Last week the Hamilton County Commission voted five to four in favor of the sheriff’s office getting two new handheld LIDAR guns, but such was the outcry from constituents that the very next day two of those commissioners voting for the purchase opted to change their minds and vote against it. (“My butt’s chewed up,” said District 9 Commissioner Chester Bankston. I never had an issue with him before, but I really like him now just for saying that as an elected official.) The fact this wasn’t publicly advertised on the agenda (as I understand it) also didn’t help.
Without getting too far into it, the LIDAR system is essentially a camera attached to the radar gun. They are officer-manned, not automated on a pole or on the back deck of an SUV as preferred by other local agencies. Basically, it allows an officer to personally observe and record a passing speed violator and instead of entering traffic, pulling them over, and writing one citation every 30 minutes or so, he or she can scientifically record the speed of the observed violators. Tickets are mailed to the address the car is registered to. Or even more simplified, you get more bang for each officer’s buck. Instead of one ticket? He or she is generating dozens in the same space of time. A private company then processes that photograph, handles the mailing, and in return, gets half of the citation amount, generally $50. The company keeps the profit, and the county puts their half into a driving program to teach driver safety to the masses.
Here’s the rub: People say this denies them the right to face their accuser as afforded by law. The same people don’t realize that that is in a criminal matter; these tickets are being handled in civil court, a distant cousin to criminal court where the rules are different.
They also say having your photograph taken from the side of the road violates their right to privacy. The same people that think they have a right to privacy in the middle of a four-lane highway (or one lane for that matter) don’t complain when they are required to drive on that road with a picture of themselves on a little card, but “hiding in the middle of an open roadway” in a vehicle intentionally made partially of glass make sense to them, which means they are NOT people you want to engage in conversation about the stupidity of such a belief.
There are more arguments but I think this covers the basics. That said? Both are quickly and factually disproven but both lead to a final truth that is undeniable: It pisses them off to be caught speeding and if it’s going to be inconvenient for them, it damn well better be inconvenient for the officer. If they would just say that, it would be easier to get behind them on the topic.
Sheriff Jim Hammond is a source of much of my best material, but in this case I think he really was just trying to make better use of his resources (much like his demotion of [insert rank here] Ron Parson to a rank he never had to test or interview for…a whole other story of course). That said? The public has spoken, and they are PISSED.

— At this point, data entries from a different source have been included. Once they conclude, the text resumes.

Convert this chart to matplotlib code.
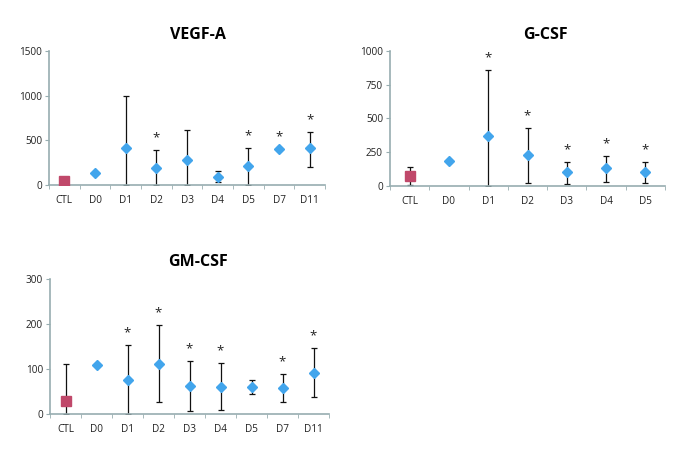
import matplotlib
matplotlib.use('Agg')
import matplotlib.pyplot as plt
import numpy as np

plt.rcParams['font.family'] = ['Open Sans', 'DejaVu Sans']

# VEGF-A
vegf_days = ['CTL', 'D0', 'D1', 'D2', 'D3', 'D4', 'D5', 'D7', 'D11']
vegf_mean = [45, 138, 415, 193, 279, 93, 212, 402, 409]
vegf_low = [20, 138, 0, 0, 0, 37, 0, 402, 207]
vegf_high = [75, 138, 1000, 397, 620, 156, 416, 402, 592]
vegf_star = ['D2', 'D5', 'D7', 'D11']

# G-CSF
gcsf_days = ['CTL', 'D0', 'D1', 'D2', 'D3', 'D4', 'D5']
gcsf_mean = [74, 185, 368, 232, 101, 131, 106]
gcsf_low = [5, 185, 2, 22, 15, 30, 22]
gcsf_high = [138, 185, 862, 432, 180, 222, 180]
gcsf_star = ['D1', 'D2', 'D3', 'D4', 'D5']

# GM-CSF
gm_days = ['CTL', 'D0', 'D1', 'D2', 'D3', 'D4', 'D5', 'D7', 'D11']
gm_mean = [29, 109, 76, 112, 62, 61, 61, 58, 92]
gm_low = [0, 109, 0, 27, 7, 9, 45, 27, 37]
gm_high = [112, 109, 153, 197, 118, 113, 75, 90, 147]
gm_star = ['D1', 'D2', 'D3', 'D4', 'D7', 'D11']

axis_col = '#97ADB0'
blue = '#42A5EC'
red = '#C0486A'

fig = plt.figure(figsize=(6.85, 4.53), dpi=100)


def panel(rect, title, tpos, days, mean, low, high, stars, ymax, ystep):
    ax = fig.add_axes(rect)
    n = len(days)
    x = np.arange(n)
    mean = np.array(mean, float)
    yerr = [mean - np.array(low), np.array(high) - mean]
    ax.errorbar(x, mean, yerr=yerr, fmt='none', ecolor='#111111',
                elinewidth=0.9, capsize=2.5, capthick=0.9, zorder=2)
    ax.plot(x[1:], mean[1:], linestyle='none', marker='D', ms=5.5,
            color=blue, mec=blue, zorder=3)
    ax.plot(x[:1], mean[:1], linestyle='none', marker='s', ms=6.5,
            color=red, mec=red, zorder=3)
    for d in stars:
        i = days.index(d)
        ax.annotate('*', (i, high[i]), xytext=(0, 4), textcoords='offset points',
                    ha='center', va='bottom', fontsize=9.5, color='#222222')
    ax.set_xlim(-0.5, n - 0.5)
    ax.set_ylim(0, ymax)
    ax.set_yticks(np.arange(0, ymax + 1, ystep))
    ax.set_xticks(x)
    ax.set_xticklabels(days)
    ax.set_xticks(np.arange(-0.5, n, 1.0), minor=True)
    ax.tick_params(axis='x', which='major', length=0, pad=7, labelsize=7.2,
                   labelcolor='#222222')
    ax.tick_params(axis='x', which='minor', length=3, color=axis_col, direction='out')
    ax.tick_params(axis='y', length=3, color=axis_col, direction='out',
                   labelsize=7.2, labelcolor='#222222', pad=2)
    for s in ['top', 'right']:
        ax.spines[s].set_visible(False)
    for s in ['left', 'bottom']:
        ax.spines[s].set_color(axis_col)
        ax.spines[s].set_linewidth(1.2)
    fig.text(tpos[0] / 685, 1 - tpos[1] / 453, title, ha='center', va='center',
             fontsize=11.5, fontweight='bold')
    return ax


panel([49 / 685, 268 / 453, 276 / 685, 134 / 453], 'VEGF-A', (198, 35),
      vegf_days, vegf_mean, vegf_low, vegf_high, vegf_star, 1500, 500)
panel([390 / 685, 267 / 453, 275 / 685, 135 / 453], 'G-CSF', (545, 35),
      gcsf_days, gcsf_mean, gcsf_low, gcsf_high, gcsf_star, 1000, 250)
panel([50 / 685, 39 / 453, 279 / 685, 135 / 453], 'GM-CSF', (198, 262),
      gm_days, gm_mean, gm_low, gm_high, gm_star, 300, 100)

fig.savefig('out.png', dpi=100)
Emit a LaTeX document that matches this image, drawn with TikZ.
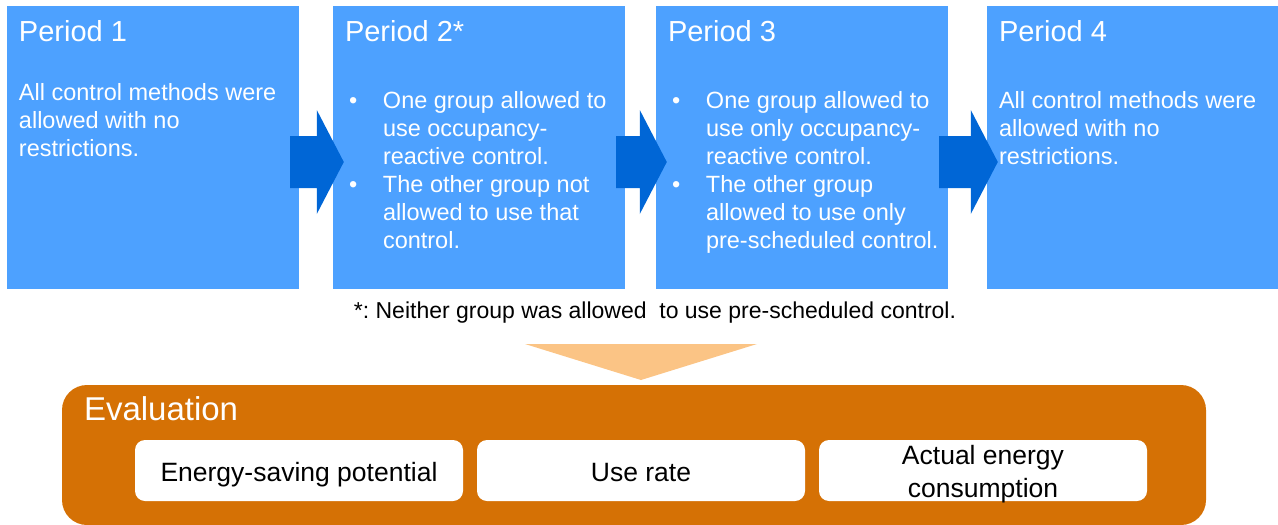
\documentclass[tikz,border=0pt]{standalone}
\usepackage{fontspec}
\setmainfont{Liberation Sans}
\usepackage{xcolor}
\usetikzlibrary{calc,positioning}
\definecolor{perblue}{RGB}{77,161,255}
\definecolor{arrblue}{RGB}{0,102,214}
\definecolor{evalorange}{RGB}{213,113,5}
\definecolor{trilight}{RGB}{251,196,133}
\frenchspacing

\begin{document}
\begin{tikzpicture}[x=1pt,y=-1pt,
    period/.style={fill=perblue, minimum width=292pt, minimum height=283pt, inner sep=0pt},
    ptitle/.style={anchor=base west, text=white, inner sep=0pt, font=\fontsize{29}{34}\selectfont},
    pbody/.style={anchor=north west, text=white, inner sep=0pt, align=left, font=\fontsize{23.5}{28}\selectfont},
    measure/.style={fill=white, rounded corners=10pt, minimum width=328pt, minimum height=61pt, inner sep=0pt},
    mtext/.style={inner sep=0pt, align=center, font=\fontsize{26.5}{33}\selectfont}]
    \useasboundingbox (0,0) rectangle (1278,525);

    % Period boxes
    \node[period] (p1) at (153,147.5) {};
    \node[period] (p2) at (479,147.5) {};
    \node[period] (p3) at (802,147.5) {};
    \node[period] (p4) at (1133,147.5) {};

    % Arrows between periods
    \foreach \a/\b in {p1/p2, p2/p3, p3/p4}
        \fill[arrblue] ($(\a.east)+(-9,-11.5)$) -- ($(\b.west)+(-16,-11.5)$) -- ($(\b.west)+(-16,-37.5)$)
            -- ($(\b.west)+(11,14.5)$) -- ($(\b.west)+(-16,66.5)$) -- ($(\b.west)+(-16,40.5)$)
            -- ($(\a.east)+(-9,40.5)$) -- cycle;

    % Titles
    \node[ptitle] at ($(p1.north west)+(12,36)$) {Period 1};
    \node[ptitle] at ($(p2.north west)+(12,36)$) {Period 2*};
    \node[ptitle] at ($(p3.north west)+(12,36)$) {Period 3};
    \node[ptitle] at ($(p4.north west)+(12,36)$) {Period 4};

    % Contents
    \node[pbody] at ($(p1.north west)+(12,77)$) {All control methods were\\allowed with no\\restrictions.};
    \node[pbody] at ($(p2.north west)+(16,85)$) {\makebox[34pt][l]{\textbullet}One group allowed to\\
        \hspace*{34pt}use occupancy-\\\hspace*{34pt}reactive control.\\
        \makebox[34pt][l]{\textbullet}The other group not\\
        \hspace*{34pt}allowed to use that\\\hspace*{34pt}control.};
    \node[pbody] at ($(p3.north west)+(16,85)$) {\makebox[34pt][l]{\textbullet}One group allowed to\\
        \hspace*{34pt}use only occupancy-\\\hspace*{34pt}reactive control.\\
        \makebox[34pt][l]{\textbullet}The other group\\
        \hspace*{34pt}allowed to use only\\\hspace*{34pt}pre-scheduled control.};
    \node[pbody] at ($(p4.north west)+(12,85)$) {All control methods were\\allowed with no\\restrictions.};

    % Footnote
    \node[anchor=base, inner sep=0pt, font=\fontsize{23}{27}\selectfont] (note) at (655,318) {*: Neither group was allowed\ \ to use pre-scheduled control.};

    % Evaluation
    \node[fill=evalorange, rounded corners=25pt, minimum width=1144pt, minimum height=140pt, inner sep=0pt] (eval) at (634,455) {};
    \fill[trilight] (525,344) -- (757,344) -- (641,380) -- cycle;
    \node[anchor=base west, text=white, inner sep=0pt, font=\fontsize{33}{38}\selectfont] (evtitle) at ($(eval.north west)+(22,36)$) {Evaluation};

    \node[measure] (m1) at (299,470.5) {};
    \node[measure] (m2) at (641,470.5) {};
    \node[measure] (m3) at (983,470.5) {};
    \node[mtext, anchor=base] at ($(m1.center)+(0,11)$) {Energy-saving potential};
    \node[mtext, anchor=base] at ($(m2.center)+(0,11)$) {Use rate};
    \node[mtext] at ($(m3.center)+(0,4)$) {Actual energy\\consumption};
\end{tikzpicture}
\end{document}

My take? I think that getting pulled over one at a time is the way to go. You don’t learn a lesson by getting a letter mailed to you. You learn a lesson by getting the fear of law put into you starting with your rear view mirror letting your bladder know you have been “caught”, and the interaction that follows as you race to remember where your insurance card is and if you have any empty beer cans in the floorboard (etc., etc.) before the Smokey even gets there. (I’ve had tickets, too, boys and girls.)
That said? You know what happens when I drive down certain stretches of Highway 58, Highway 153, or East Brainerd Road? I slow down. That’s right—those mail-in tickets have done the one thing they are designed to do: They change driving habits. The LIDAR guns are less consistent in some locations and therefore not as helpful in my opinion, but it does work.
But for all the arguments against, it’s the one “for” it that I like the best from a former Chattanooga police chief to the Tennessee General Assembly: “The program is a voluntary one in that motorists have a choice on whether they will violate traffic laws.”
In short? Slow down and you won’t even have to worry about it. Well, unless you live out in the county now. Purchase: CANCELED, with extreme prejudice.